2. Revisão de Reorganizações Societárias: Antes de realizar fusões, cisões ou incorporações, é crucial que se avalie os riscos de que a operação seja desconsiderada pelo Fisco, principalmente se houver a expectativa de aproveitamento de créditos fiscais.

3. Consultoria Especializada e Compliance Tributário: A assessoria de profissionais especializados é essencial para garantir que o planejamento tributário esteja em conformidade com a legislação vigente e com a jurisprudência recente, minimizando os riscos de autuações fiscais.

    Conclusão

    A nova jurisprudência do CARF tem se mostrado mais rigorosa na análise das operações de planejamento tributário, enfatizando a necessidade de uma substância econômica real nas reorganizações empresariais e nas estratégias de aproveitamento de créditos fiscais.

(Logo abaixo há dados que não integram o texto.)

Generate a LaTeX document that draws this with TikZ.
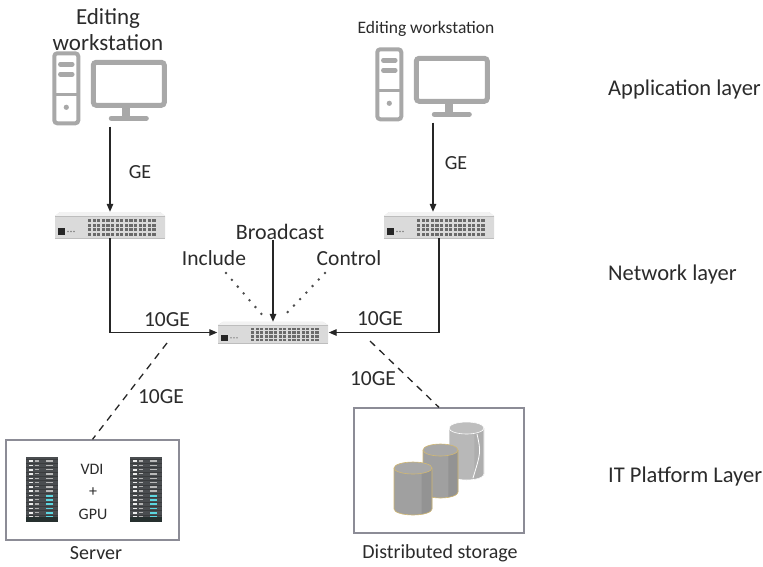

O desafio para as empresas é adotar práticas de planejamento que maximizem a eficiência fiscal, sem ultrapassar os limites da licitude. A compreensão clara dos conceitos de elisão e evasão fiscal, e o acompanhamento das decisões administrativas e judiciais, são fundamentais para evitar riscos e manter-se em conformidade com as exigências do Fisco.

    As empresas devem adotar uma postura proativa de compliance, fundamentando suas operações com transparência e com clara justificativa econômica, sob pena de verem seus planejamentos desconsiderados e serem autuadas por práticas abusivas.